Let’s revisit that TL;DR – “The judgement and perception of the thing being recalled is strong enough to influence the perception and opinion of the thing that recalled it.” If potholes remind us of ugliness, isn’t it our civic duty to change this? Yes! But not without questioning why we deem it ugly. With concepts like ugliness and beauty accompany a host of interpretations – economic, racist,  modernist, etc. In terms of urban planning and modern architecture, modern beauty lies in utility. Buildings like Solstice and Vue 53 are aspirational models of modern living for many. The walls are white, the appliances shiny and the amenities useful; everything’s perfect! As such, non-usefulness is deemed superfluous and unhelpful, and thus ugly, in which case needs to be changed!

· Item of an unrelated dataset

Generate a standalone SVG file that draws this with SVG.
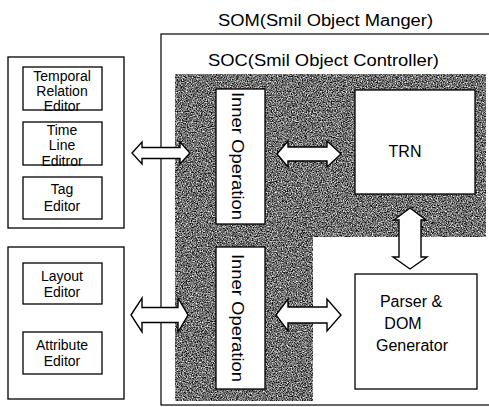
<svg xmlns="http://www.w3.org/2000/svg" width="489" height="407" viewBox="0 0 489 407">
<style>
.t{font-family:"Liberation Sans",Arial,sans-serif;fill:#000;}
.box{fill:#fff;stroke:#000;stroke-width:1.3;}
.arr{fill:#fff;stroke:#000;stroke-width:1.4;stroke-linejoin:miter;}
.sm{font-size:14px;text-anchor:middle;}
.md{font-size:16px;text-anchor:middle;}
</style>
<defs>
<filter id="noise" x="0" y="0" width="100%" height="100%" color-interpolation-filters="sRGB">
<feTurbulence type="fractalNoise" baseFrequency="0.8" numOctaves="3" seed="7" result="t"/>
<feColorMatrix in="t" type="matrix" values="1.6 0 0 0 -0.36  1.6 0 0 0 -0.36  1.6 0 0 0 -0.36  0 0 0 0 1" result="g"/>
<feComposite in="g" in2="SourceGraphic" operator="in"/>
</filter>
</defs>
<rect width="489" height="407" fill="#fff"/>

<g id="som">
<rect x="161" y="34" width="340" height="371" fill="none" stroke="#000" stroke-width="1.2"/>
<text class="t" x="218" y="26" font-size="16" textLength="215" lengthAdjust="spacingAndGlyphs">SOM(Smil Object Manger)</text>
</g>

<g id="soc">
<text class="t" x="208" y="66" font-size="17" textLength="231" lengthAdjust="spacingAndGlyphs">SOC(Smil Object Controller)</text>
<path d="M175,74 H486 V237 H313 V401 H175 Z" fill="#000" filter="url(#noise)"/>
</g>

<g id="editors-top">
<rect class="box" x="8" y="57" width="116" height="171"/>
<g id="temporal">
<rect class="box" x="23" y="67" width="79" height="43"/>
<text class="t sm" x="62" y="81">Temporal</text>
<text class="t sm" x="62" y="96">Relation</text>
<text class="t sm" x="62" y="111">Editor</text>
</g>
<g id="timeline">
<rect class="box" x="23" y="122" width="79" height="43"/>
<text class="t sm" x="62" y="135">Time</text>
<text class="t sm" x="62" y="150">Line</text>
<text class="t sm" x="62" y="166">Editror</text>
</g>
<g id="tag">
<rect class="box" x="23" y="177" width="79" height="42"/>
<text class="t sm" x="62" y="194">Tag</text>
<text class="t sm" x="62" y="211">Editor</text>
</g>
</g>

<g id="editors-bottom">
<rect class="box" x="8" y="247" width="116" height="152"/>
<g id="layout">
<rect class="box" x="23" y="263" width="79" height="41"/>
<text class="t sm" x="62" y="281">Layout</text>
<text class="t sm" x="62" y="297">Editor</text>
</g>
<g id="attribute">
<rect class="box" x="23" y="332" width="79" height="42"/>
<text class="t sm" x="62" y="350">Attribute</text>
<text class="t sm" x="62" y="366">Editor</text>
</g>
</g>

<g id="inner-op-1">
<rect class="box" x="216" y="89" width="49" height="135"/>
<text class="t" font-size="16" text-anchor="middle" transform="translate(232,156) rotate(90)" textLength="128" lengthAdjust="spacingAndGlyphs">Inner Operation</text>
</g>
<g id="inner-op-2">
<rect class="box" x="216" y="247" width="49" height="142"/>
<text class="t" font-size="16" text-anchor="middle" transform="translate(232,318) rotate(90)" textLength="128" lengthAdjust="spacingAndGlyphs">Inner Operation</text>
</g>

<g id="trn">
<rect class="box" x="355" y="90" width="120" height="104"/>
<text class="t md" x="405" y="157">TRN</text>
</g>

<g id="parser">
<rect class="box" x="355" y="274" width="122" height="115"/>
<text class="t md" x="411" y="307">Parser &amp;</text>
<text class="t md" x="403" y="329">DOM</text>
<text class="t md" x="412" y="351">Generator</text>
</g>

<g id="connectors">
<path class="arr" d="M132,153 L142,142 V147.5 H180 V142 L190,153 L180,164 V158.5 H142 V164 Z"/>
<path class="arr" d="M131,315 L142,298 V307.5 H178 V298 L188,315 L178,332 V322.5 H142 V332 Z"/>
<path class="arr" d="M277,154 L288,141 V147 H327 V141 L341,154 L327,167 V161 H288 V167 Z"/>
<path class="arr" d="M276,315 L288,299 V307 H327 V299 L341,315 L327,331 V323 H288 V331 Z"/>
<path class="arr" d="M410,208 L426,220 H421 V257 H427 L410,269 L393,257 H399 V220 H394 Z"/>
</g>
</svg>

However, this perception and subsequent narrative (created through government-adjacent groups and publications like NGOs, architecture firms, urban planning elites, etc) influences the citizenry to support the “need for change” without necessarily thinking about why the perceived “beauty” lies in a very specific, confined space that only economic and social hegemons (now) can control. Think redlining, hostile architecture, and modernist coffee shops that only take card; all visually arousing,  and in some ways efficient, but morally and ethically concerning. Is hostile architecture beautiful because it has cool shapes and kind of looks like an art project, or because protects property from being exploited, and safety is akin to beauty in that it also has been ascribed a positive value? Or is the concept of exploitation so severely warped that the only way to understand it in our society is in terms of distinguishing and subsequently weaponizing binary conceptions of ugly/beauty, modern/decrepit,  or non-white/white?

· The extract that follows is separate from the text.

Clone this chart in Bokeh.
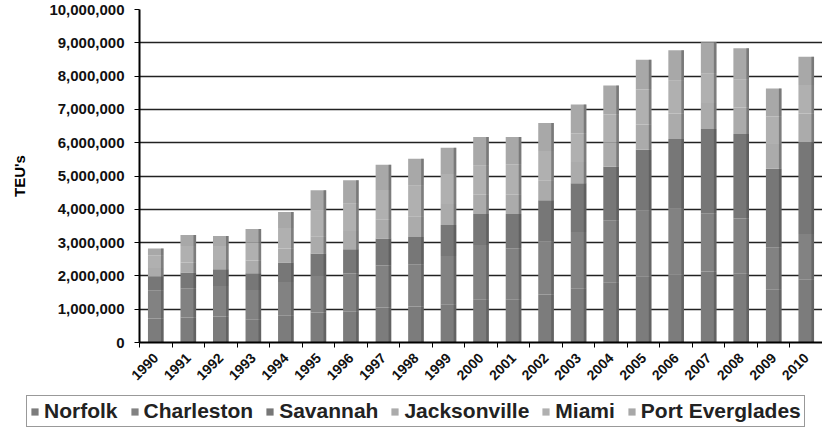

This is not to say that potholes shouldn’t filled – they need to be! They’re dangerous and portals to the Death Dimension – nobody wants that. However, there is a hierarchical and centralized (read: governmental) selection process that picks which potholes should be filled; lovely, clean (read: white) neighborhoods deserve filled potholes to preserve their loveliness, and ugly, decrepit (read: non-white) ones don’t (don’t you love read; -ing…). A social hierarchy must be maintained to reify status and economic aspiration to keep people in constant competition, and the nebulous space between ugly/beauty on that spectrum is where this propagates. The “stamp style small beautification” is a beautiful (read: positively valued) example of this: if I value beauty and aesthetic, I value the ability to make things beautiful and are driven to take subsequent action. In beautifying the avatar’s background, OP is signaling dissatisfaction and wants to change it. In a non-commercially driven society, this beautification could be seen as just a life-enhancing “ooh, so pretty, I like, monkey see, monkey do,” change which is pretty harmless. This is, until capital gets involved, and then every modification is whittled down to an opportunity for capital acquisition.

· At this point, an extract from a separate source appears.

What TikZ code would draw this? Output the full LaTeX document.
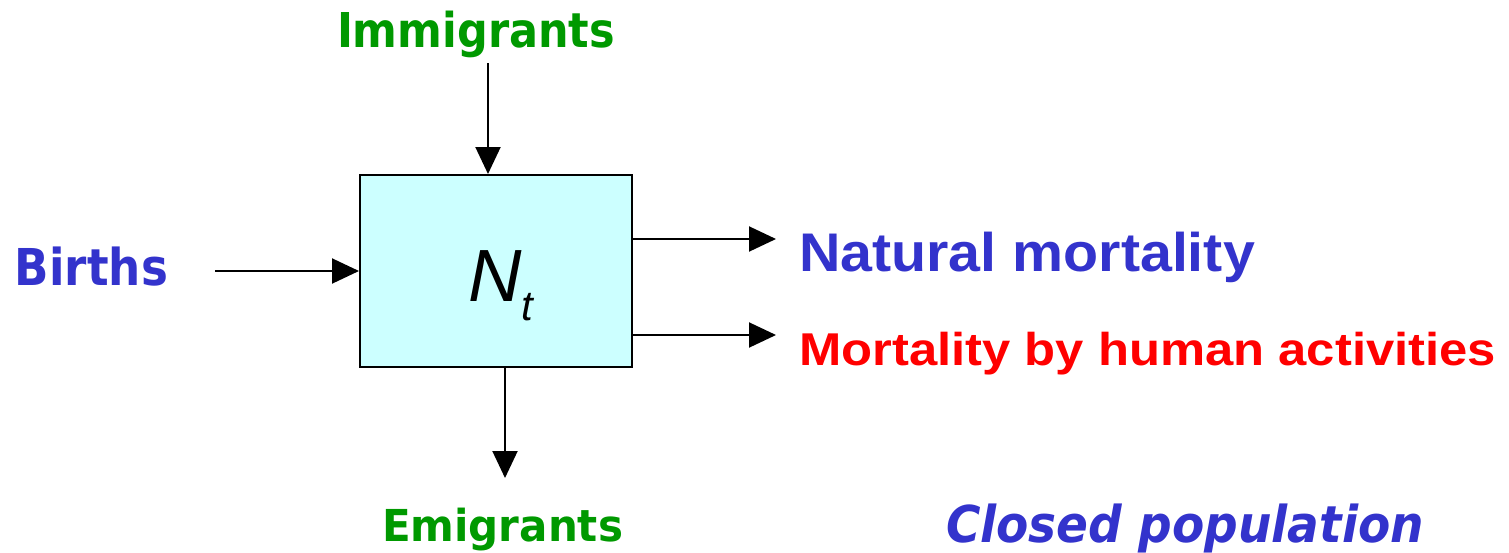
\documentclass[tikz,border=0pt]{standalone}
\usepackage{fontspec}
\usepackage{graphicx}
\setmainfont{Liberation Sans}
\newfontfamily\dvs{DejaVu Sans}
\newfontfamily\lib{Liberation Sans}
\usetikzlibrary{arrows.meta}
\definecolor{tblue}{HTML}{3333CC}
\definecolor{tgreen}{HTML}{009900}
\definecolor{tred}{HTML}{FF0000}
\definecolor{boxfill}{HTML}{CCFFFF}
\newlength\fitlen
\newcommand\fitx[2]{\settowidth\fitlen{#2}\pgfmathsetmacro\fitr{#1/\fitlen}\scalebox{\fitr}[1]{#2}}
\tikzset{
  arr/.style={line width=1pt, -{Triangle[length=13.5pt,width=12.5pt]}},
  lbl/.style={anchor=base west, inner sep=0pt, outer sep=0pt},
  popbox/.style={draw, line width=1pt, fill=boxfill, minimum width=136pt, minimum height=96pt, inner sep=0pt}
}
\begin{document}
\begin{tikzpicture}[x=0.5pt,y=-0.5pt]
\path[use as bounding box] (0,0) rectangle (1509,552);
\node[popbox] (box) at (496,271) {};
\node[lbl] (nt) at (468,301) {\fontsize{37}{40}\selectfont\itshape N\raisebox{-9.5pt}{\fontsize{21}{24}\selectfont t}};
\node[lbl, text=tgreen] (imm) at (337,47) {\fontsize{24}{28}\selectfont\dvs\bfseries\fitx{139}{Immigrants}};
\node[lbl, text=tblue] (bir) at (15,285) {\fontsize{25.4}{28}\selectfont\dvs\bfseries\fitx{76.5}{Births}};
\node[lbl, text=tgreen] (emi) at (382,541) {\fontsize{22}{26}\selectfont\dvs\bfseries\fitx{120.5}{Emigrants}};
\node[lbl, text=tblue] (nat) at (799,271) {\fontsize{27.2}{30}\selectfont\lib\bfseries\fitx{228}{Natural mortality}};
\node[lbl, text=tred] (hum) at (799,365) {\fontsize{23}{26}\selectfont\lib\bfseries\fitx{348.5}{Mortality by human activities}};
\node[lbl, text=tblue] (clo) at (946,542) {\fontsize{25.4}{28}\selectfont\dvs\bfseries\itshape\fitx{239}{Closed population}};
\coordinate (imstart) at (488,63);
\coordinate (bistart) at (215,271);
\coordinate (natend) at (776,239);
\coordinate (humend) at (776,335);
\coordinate (emend) at (505,478);
\draw[arr] (imstart) -- (imstart |- box.north);
\draw[arr] (bistart) -- (box.west);
\draw[arr] (natend -| box.east) -- (natend);
\draw[arr] (humend -| box.east) -- (humend);
\draw[arr] (emend |- box.south) -- (emend);
\end{tikzpicture}
\end{document}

(3) aestheticism and beauty in the city

Reread that last sentence. Beautification efforts in communities are effective when they serve the community effectively. This chapter of the Community Tool Box talks about establishing neighborhood beautification programs, their merits and the things we should be cautious about when implementing these programs: gentrification, misplaced value ascriptions for capital gain, wildlife and plantlife preservation. They also discuss the merits of advocacy and capital investment for the well-being of neighborhood inhabitants, which is also imperative to understanding where the balance is between relative decrepitude and gentrification. Not all neighborhood beautification methods are necessary, especially if they’re just gentrification efforts in a Cute Glass Bottle. I don’t need Plein Air when Robust and True North exist, but I’ve been sold into the aesthetics of modernity to the point that excuses can be made in Plein’s favor. Blegh, no more! Reject modern “beauty”, embrace “ugly” tradition! Reject manufacture, embrace authenticity!